Earlier this year, Bernard hosted a mental health and wellness summit at the 2019 World Economic Forum where we witnessed Bernard influencing positive change for future generations. He shared the stage with Prince William, the Duke of Cambridge, during a panel discussion on Mental Health Matters. As host of Kaiser Permanente’s mental health and wellness summit at the Forum, he urged global leaders to 1) reduce the stigma of mental illness by encouraging an open dialogue, 2) tackle inequity in mental health care, 3) move from sick-care to well-care by focusing on prevention and 4) integrate mental health services into primary care systems.
Bernard was tenacious in challenging employers to improve mental health worldwide. He urged us to recognize those struggling with mental health challenges and make the world a more prosperous place for future generations.
We will miss Bernard’s huge laughter in Davos in the years to come. We will also remember how intensely he could switch from perfecting existing Forum Healthcare initiatives as the Chair of our community from 2014 to 2016, to trailblazing new ones like mental health and social determinants of health.

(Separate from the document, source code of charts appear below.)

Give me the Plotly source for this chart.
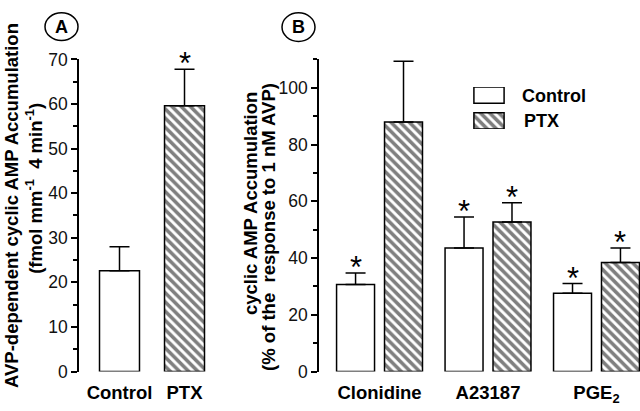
import plotly.graph_objects as go

# panel A: AVP-dependent cAMP accumulation
groups_a = ["Control", "PTX"]
mean_a = [22.6, 59.6]
sem_a = [5.4, 8.2]
sig_a = [False, True]

# panel B: % of response to 1 nM AVP
agents = ["Clonidine", "A23187", "PGE<sub>2</sub>"]
control_mean = [30.7, 43.5, 27.6]
control_sem = [4.0, 11.0, 3.4]
control_sig = [True, True, True]
ptx_mean = [88.0, 52.7, 38.4]
ptx_sem = [21.4, 6.8, 5.1]
ptx_sig = [False, True, True]

legend_labels = ["Control", "PTX"]
legend_key = [1, 1]

FONT = "Arial, 'Liberation Sans', sans-serif"
W, H = 640, 411


def px(x):
    return x / W


def py(y):
    return (H - y) / H


hatch = dict(shape="\\", size=6.5, solidity=0.55, fgcolor="black", bgcolor="white")
outline = dict(color="black", width=1.5)


def errs(sem):
    return dict(type="data", symmetric=False, array=sem, arrayminus=[0] * len(sem),
                color="black", thickness=1.5, width=10)


fig = go.Figure()

pos_a = list(range(len(groups_a)))
fig.add_trace(go.Bar(
    x=pos_a, y=mean_a, width=0.615,
    marker=dict(color="white", line=outline,
                pattern=dict(hatch, shape=["", "\\"])),
    error_y=errs(sem_a), xaxis="x", yaxis="y", showlegend=False,
))

pos_b = list(range(len(agents)))
bw = 0.35
fig.add_trace(go.Bar(
    x=pos_b, y=control_mean, width=bw, offset=-0.396,
    marker=dict(color="white", line=outline),
    error_y=errs(control_sem), xaxis="x2", yaxis="y2", showlegend=False,
))
fig.add_trace(go.Bar(
    x=pos_b, y=ptx_mean, width=bw, offset=0.046,
    marker=dict(color="white", line=outline, pattern=hatch),
    error_y=errs(ptx_sem), xaxis="x2", yaxis="y2", showlegend=False,
))

# legend keys
fig.add_trace(go.Bar(
    y=[0], x=legend_key[:1], orientation="h", width=0.63,
    marker=dict(color="white", line=outline),
    xaxis="x3", yaxis="y3", showlegend=False,
))
fig.add_trace(go.Bar(
    y=[1], x=legend_key[1:], orientation="h", width=0.63,
    marker=dict(color="white", line=outline, pattern=hatch),
    xaxis="x3", yaxis="y3", showlegend=False,
))

ann = []
star = dict(text="*", showarrow=False, yanchor="bottom", yshift=-14,
            font=dict(family=FONT, size=31, color="black"))
for i, s in enumerate(sig_a):
    if s:
        ann.append(dict(star, xref="x", yref="y", x=pos_a[i], y=mean_a[i] + sem_a[i]))
for i in pos_b:
    if control_sig[i]:
        ann.append(dict(star, xref="x2", yref="y2", x=i - 0.221,
                        y=control_mean[i] + control_sem[i]))
    if ptx_sig[i]:
        ann.append(dict(star, xref="x2", yref="y2", x=i + 0.221,
                        y=ptx_mean[i] + ptx_sem[i]))

title_font = dict(family=FONT, size=18.5, color="black", weight="bold")
for txt, x, y in [
    ("AVP-dependent cyclic AMP Accumulation", 12, 206),
    ("(fmol mm<sup>-1</sup>&nbsp; 4 min<sup>-1</sup>)", 34, 188),
    ("cyclic AMP Accumulation", 250, 204),
    ("(% of the&nbsp; response to 1 nM AVP)", 269, 228),
]:
    ann.append(dict(text=txt, xref="paper", yref="paper", x=px(x), y=py(y),
                    xanchor="center", yanchor="middle", textangle=-90,
                    showarrow=False, font=title_font))

for txt, x, y in [("A", 61.5, 17.5), ("B", 298.5, 18)]:
    ann.append(dict(text=txt, xref="paper", yref="paper", x=px(x), y=py(y),
                    xanchor="center", yanchor="middle", showarrow=False,
                    font=dict(family=FONT, size=18, color="black", weight="bold")))

for txt, x, y in [(legend_labels[0], 520, 90), (legend_labels[1], 522, 117)]:
    ann.append(dict(text=txt, xref="paper", yref="paper", x=px(x), y=py(y),
                    xanchor="left", yanchor="middle", showarrow=False,
                    font=dict(family=FONT, size=18, color="black", weight="bold")))

shapes = [
    dict(type="circle", xref="paper", yref="paper", x0=px(45), x1=px(78),
         y0=py(32), y1=py(3), line=dict(color="black", width=1.5)),
    dict(type="circle", xref="paper", yref="paper", x0=px(282), x1=px(315),
         y0=py(33), y1=py(3), line=dict(color="black", width=1.5)),
]

ydom = [py(380), py(52)]
yax = dict(showline=True, linecolor="black", linewidth=1.5, ticks="outside",
           ticklen=6, tickwidth=1.5, tickcolor="black", showgrid=False,
           zeroline=False, tickfont=dict(family=FONT, size=17.5, color="#111"))
xax = dict(showline=False, ticks="", showgrid=False, zeroline=False,
           ticklabelstandoff=8,
           tickfont=dict(family=FONT, size=18.5, color="black", weight="bold"))

fig.update_layout(
    width=W, height=H,
    margin=dict(l=0, r=0, t=0, b=0),
    paper_bgcolor="white", plot_bgcolor="white",
    barmode="overlay",
    xaxis=dict(xax, domain=[px(79), px(215)], range=[-0.623, 1.469],
               tickvals=pos_a, ticktext=groups_a, anchor="y"),
    yaxis=dict(yax, domain=ydom, range=[0, 70], dtick=10, anchor="x",
               minor=dict(dtick=5, ticks="outside", ticklen=4, tickwidth=1.5,
                          tickcolor="black")),
    xaxis2=dict(xax, domain=[px(319), 1.0], range=[-0.558, 2.401],
                tickvals=pos_b, ticktext=agents, anchor="y2"),
    yaxis2=dict(yax, domain=ydom, range=[0, 110], dtick=20, anchor="x2",
                minor=dict(dtick=10, ticks="outside", ticklen=4, tickwidth=1.5,
                           tickcolor="black")),
    xaxis3=dict(domain=[px(473), px(505)], range=[-0.03, 1.03], visible=False,
                anchor="y3"),
    yaxis3=dict(domain=[py(125), py(81)], range=[1.315, -0.315], visible=False,
                anchor="x3"),
    annotations=ann,
    shapes=shapes,
)

fig.write_html("out.html", config={"displayModeBar": False},
               post_script="document.body.style.margin='0';")
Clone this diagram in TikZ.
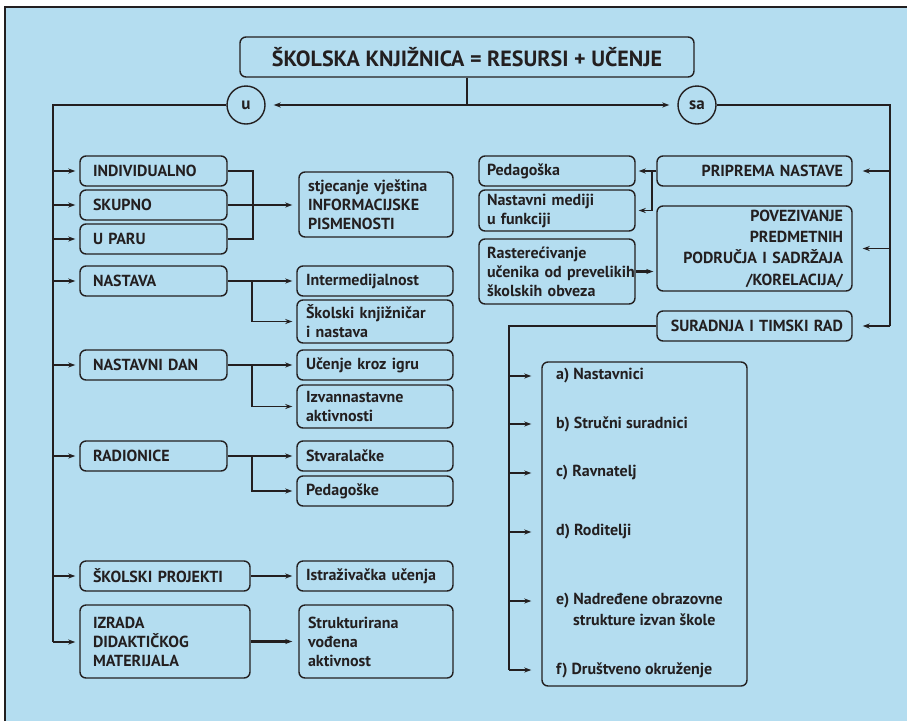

The World Economic Forum is proud to support the American Heart Association’s Bernard J. Tyson Fund for Equitable Health and Well-Being. Bernard’s family has asked that this fund honor his legacy by powering work in health disparities, mental health and social determinants of health as we strive to give all people the best opportunity for a long and healthy life.
In addition to investing in research and engaging communities, the American Heart Association is proud to join forces with Kaiser Permanente in Bernard’s memory to create the Preventing Youth Nicotine Addiction Policy Fund which will support policies to prevent youth e-cigarette use, and fuel legislative and grassroots efforts to address this public health crisis.
What Bernard leaves behind will outlive us all.